Beyond Slavery's Shadow: Free People of Color in the South

Univ. of North Carolina. Oct. 2021. 376p. ISBN 9781469664392. pap. $29.95. HIST
Historian Milteer (Univ. of North Carolina, Greensboro; North Carolina's Free People of Color, 1715-1885) argues in this book that racism in the American South was not based only on Black and white racial divisions, because people of color who were free were in a very different situation than people who were enslaved. Focusing on people of color who were born free in the Upper South from the colonial era through the antebellum period (a time and place where most people of color were born into slavery), he unfolds communities of individuals from various ancestral backgrounds, who negotiated assorted intersecting hierarchies. (The book uses the term "people of color" to encompass Southerners of African descent, Indigenous descent, and multiracial descent.) Milteer insists that free men and women of color occupied precarious positions in a web of often inconsistent social intricacies that both privileged and victimized them, so they experienced Southern life differently than enslaved people.

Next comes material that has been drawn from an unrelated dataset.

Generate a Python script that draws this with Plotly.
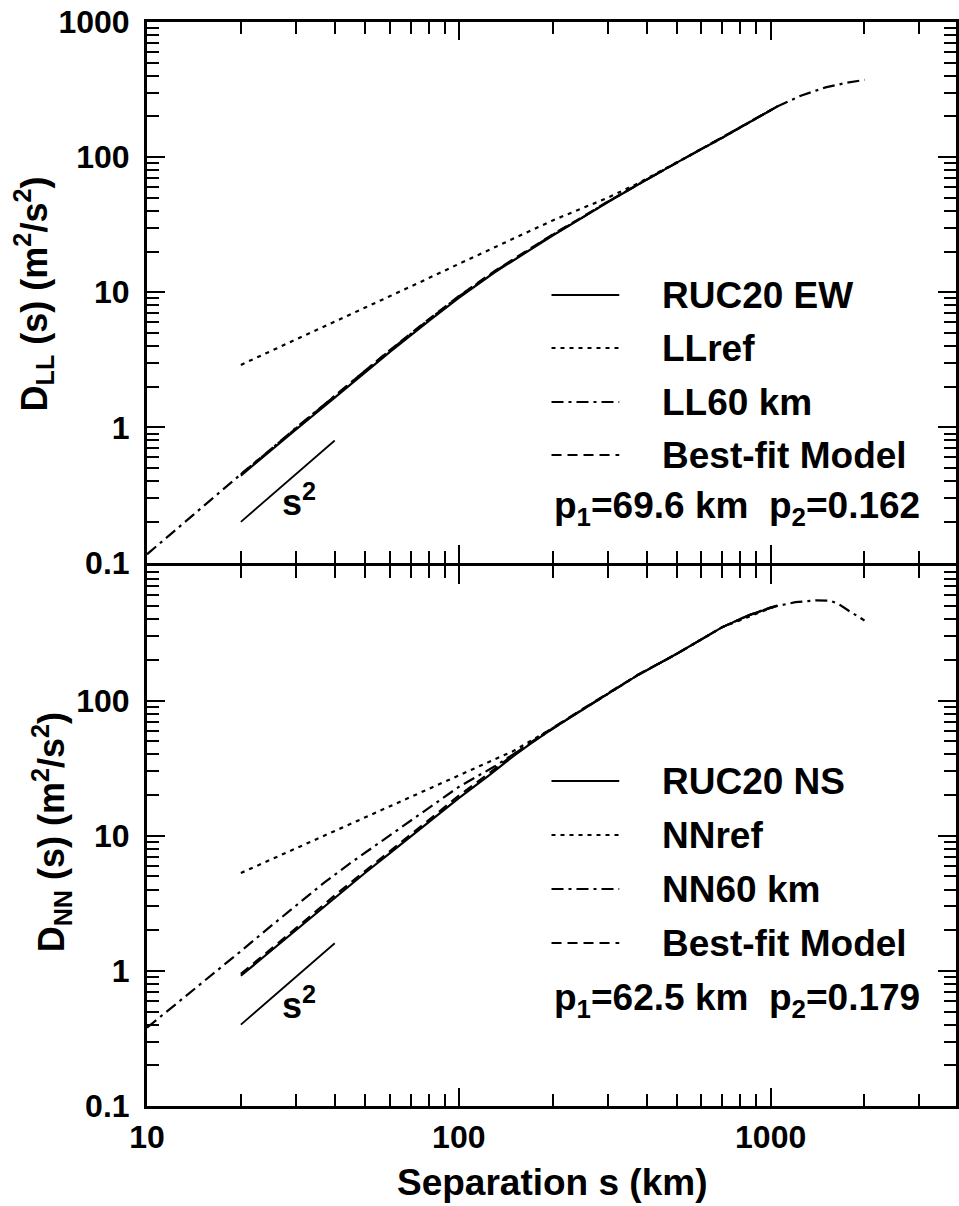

The book adeptly shows the complexities and contradictions that marked the daily lives of free-born people of color, who sometimes had opportunities to outmaneuver the American system of racial discrimination and exclusion. For instance, Milteer writes that a significant number of free people of color had personal relationships or status within their localities that yielded financial success and social integration even as they faced discrimination and segregation.
VERDICT Synthesizing local histories and individual stories, Milteer opens to interested readers a fresh vista of a more complicated history of the South and the position of people of color, with implications for the 21st century.